With Luigi Batzella’s filmography in existence it is truly a slanderous crime that Ed Wood is often labeled the worst director. I have watched several Ed Woods movies, some even in a proper theater, and none are as clumsily constructed as Django’s Cut Rate Corpses, whose title honestly sounds like Django get his corpses factory direct and passes the saving on to you.
The plot, what little there is, is inconsistent. Django, a bounty hunter, is on the trail of the Cortez brother in Mexico, who have robbed a bank and kidnapped a woman. Along with large man seeking the brothers for the theft of a saddle and a laconic gambler, Django eventually faces the gang down in a chaotic shootout.
What makes this movie stand out is the utter incompetence of the filmmakers. Not once, not twice, even just three times, but several times I was distracted in scenes by the persistent and moving shadow of the camera operator. We were treated to the camera operator’s intrusion into the scene because Batzella insisted on hand-held, unsteady shots that were far too frequent and far too long. The editing was as terrible as the framing with the final battle’s geography an utter mess so that not only could you not decipher where anyone was in relation to each other, but it repeated appeared that characters fired upon their friends as often as the enemy.
Now was the writer immune from this level of incompetence.

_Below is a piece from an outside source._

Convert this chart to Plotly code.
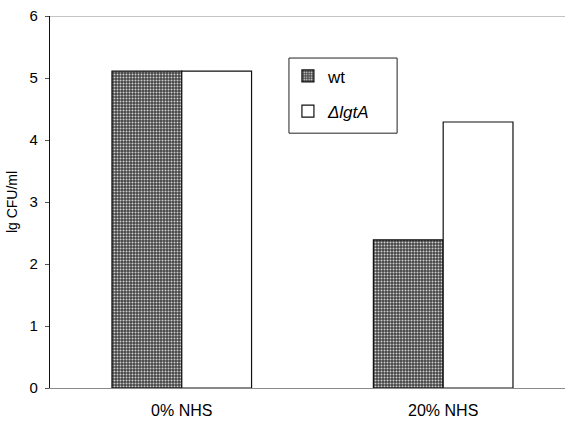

After our heroes are captured by the gang and suffer a whipping of such lackluster intensity that even a novice fetishist would be embarrassed the kidnapped woman sneaks up and cuts the heroes free. Django and the other man escape, but the kidnapped woman stays. It isn’t that she tries to follow and is recaptured, no, she just stays there, because the script insists upon it.
I have watched many a bad Italian/Spanish western that were far from good and even Ed Wood’s The Bride and The Beast with its suggestions of bestiality are quality films compared to this.